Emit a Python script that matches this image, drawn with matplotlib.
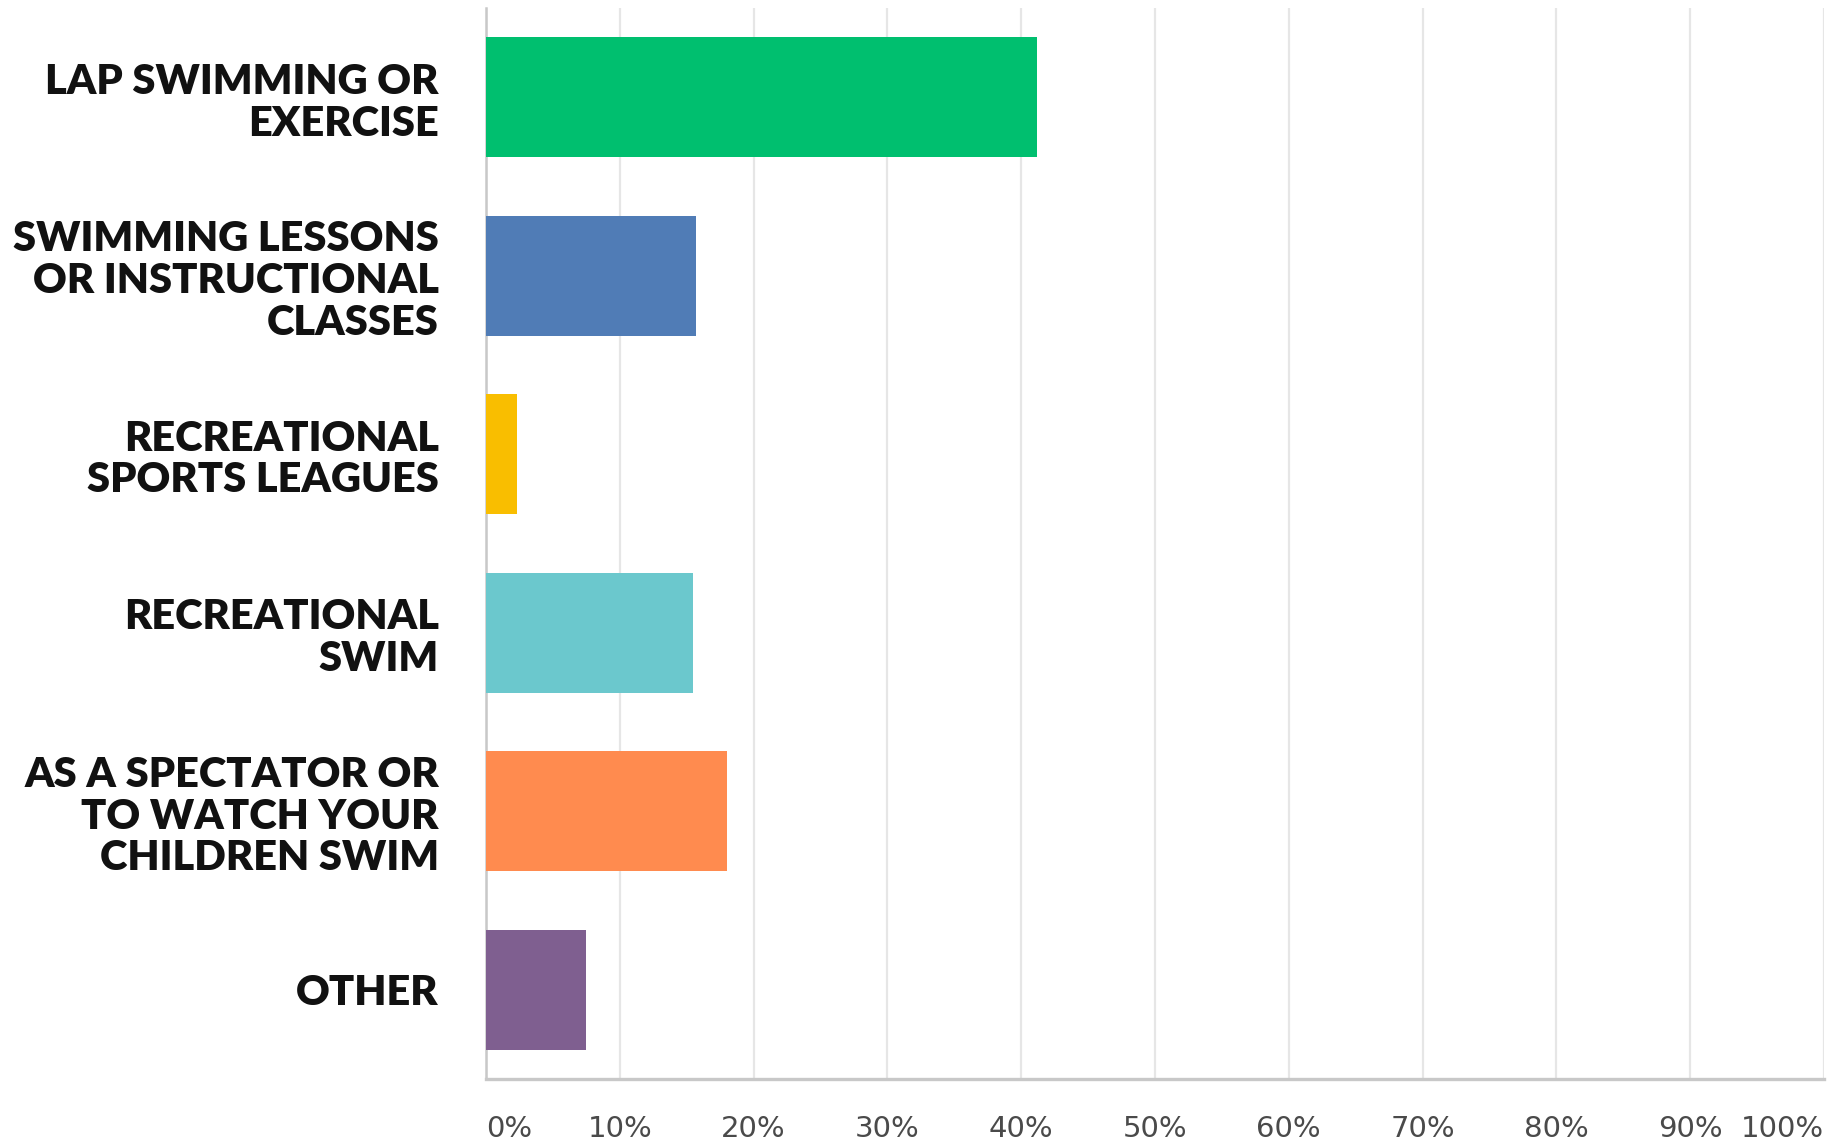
import matplotlib
matplotlib.use("Agg")
import matplotlib.pyplot as plt

# survey answers, top to bottom
categories = [
    "LAP SWIMMING OR\nEXERCISE",
    "SWIMMING LESSONS\nOR INSTRUCTIONAL\nCLASSES",
    "RECREATIONAL\nSPORTS LEAGUES",
    "RECREATIONAL\nSWIM",
    "AS A SPECTATOR OR\nTO WATCH YOUR\nCHILDREN SWIM",
    "OTHER",
]
percent = [41.2, 15.7, 2.3, 15.5, 18.0, 7.5]
colors = ["#00BF6F", "#507CB6", "#F9BE00", "#6BC8CD", "#FF8B4F", "#7F5F90"]
xticks = list(range(0, 101, 10))
xtick_labels = [f"{t}%" for t in xticks]

fig = plt.figure(figsize=(18.32, 11.48), dpi=100)
ax = fig.add_axes([0.2653, 0.0601, 0.7303, 0.9329])

ypos = list(range(len(categories)))
ax.barh(ypos, percent, height=0.67, color=colors, zorder=3)

ax.set_xlim(0, 100)
ax.set_ylim(len(categories) - 0.5, -0.5)

ax.set_yticks(ypos)
ax.set_yticklabels(categories, fontsize=30, fontweight="heavy", family=["Lato", "DejaVu Sans"],
                   linespacing=1.12, color="#111111")
ax.tick_params(axis="y", length=0, pad=34)

ax.set_xticks(xticks)
ax.set_xticklabels(xtick_labels, fontsize=21, color="#4a4a4a")
ax.tick_params(axis="x", length=0, pad=26)
labels = ax.get_xticklabels()
labels[0].set_horizontalalignment("left")
labels[-1].set_horizontalalignment("right")

ax.grid(axis="x", color="#e6e6e6", linewidth=1.6, zorder=0)
for s in ["top", "right"]:
    ax.spines[s].set_visible(False)
ax.spines["left"].set_color("#c8c8c8")
ax.spines["left"].set_linewidth(1.8)
ax.spines["bottom"].set_color("#c8c8c8")
ax.spines["bottom"].set_linewidth(2.4)

fig.savefig("out.png", dpi=100)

> **Your goal**
Reproduce the material above in full and without alteration, but skip all pictures.

> **Task answer**
Emit a Python script that matches this image, drawn with matplotlib.
import matplotlib
matplotlib.use("Agg")
import matplotlib.pyplot as plt

# survey answers, top to bottom
categories = [
    "LAP SWIMMING OR\nEXERCISE",
    "SWIMMING LESSONS\nOR INSTRUCTIONAL\nCLASSES",
    "RECREATIONAL\nSPORTS LEAGUES",
    "RECREATIONAL\nSWIM",
    "AS A SPECTATOR OR\nTO WATCH YOUR\nCHILDREN SWIM",
    "OTHER",
]
percent = [41.2, 15.7, 2.3, 15.5, 18.0, 7.5]
colors = ["#00BF6F", "#507CB6", "#F9BE00", "#6BC8CD", "#FF8B4F", "#7F5F90"]
xticks = list(range(0, 101, 10))
xtick_labels = [f"{t}%" for t in xticks]

fig = plt.figure(figsize=(18.32, 11.48), dpi=100)
ax = fig.add_axes([0.2653, 0.0601, 0.7303, 0.9329])

ypos = list(range(len(categories)))
ax.barh(ypos, percent, height=0.67, color=colors, zorder=3)

ax.set_xlim(0, 100)
ax.set_ylim(len(categories) - 0.5, -0.5)

ax.set_yticks(ypos)
ax.set_yticklabels(categories, fontsize=30, fontweight="heavy", family=["Lato", "DejaVu Sans"],
                   linespacing=1.12, color="#111111")
ax.tick_params(axis="y", length=0, pad=34)

ax.set_xticks(xticks)
ax.set_xticklabels(xtick_labels, fontsize=21, color="#4a4a4a")
ax.tick_params(axis="x", length=0, pad=26)
labels = ax.get_xticklabels()
labels[0].set_horizontalalignment("left")
labels[-1].set_horizontalalignment("right")

ax.grid(axis="x", color="#e6e6e6", linewidth=1.6, zorder=0)
for s in ["top", "right"]:
    ax.spines[s].set_visible(False)
ax.spines["left"].set_color("#c8c8c8")
ax.spines["left"].set_linewidth(1.8)
ax.spines["bottom"].set_color("#c8c8c8")
ax.spines["bottom"].set_linewidth(2.4)

fig.savefig("out.png", dpi=100)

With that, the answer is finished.